MBA can also be used to form upsell and cross-sell strategies.
Chapter 6, Clustering with E-commerce Data, teaches the following things: what
segmentation is, how clustering can be applied to perform segmentation, what are the
methods used for clustering, and a comparative view of the various methods for
segmentation. In this chapter, you will know the basics of segmentation using various
clustering methods.
Chapter 7, Building a Retail Recommendation Engine, covers the following things and their
implementation using the R programming language: what recommendation is and how it
works, types and methods for performing recommendation, and implementation of product
recommendation using R.
Preface
[ 3 ]
Chapter 8, Dimensionality Reduction, implements dimensionality reduction techniques
such as PCA, singular value decomposition (SVD), and iterative feature selection methods
using a practical dataset and R. With the growth of data in volumes and variety, dimensions
of data have been continuously on the rise.

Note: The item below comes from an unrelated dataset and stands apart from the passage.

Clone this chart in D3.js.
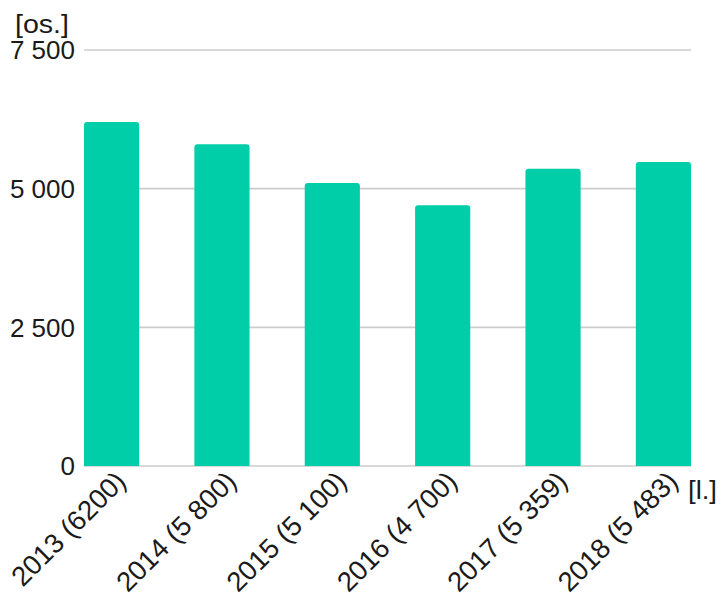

Dimensionality reduction techniques have many
applications in different industries, such as in image processing, speech recognition,
recommendation engines, text processing, and so on.
Chapter 9, Applying Neural Networks to Healthcare Data, teaches you various types of neural
networks, methods, and variants of neural networks with different functions to control the
training of artificial neural networks in performing standard data mining tasks such as
these: prediction of real-valued output using regression-based methods, prediction of
output levels in a classification-based task, forecasting future values of a numerical attribute
based on historical data, and compressing features to recognize important ones in order to
perform prediction or classification.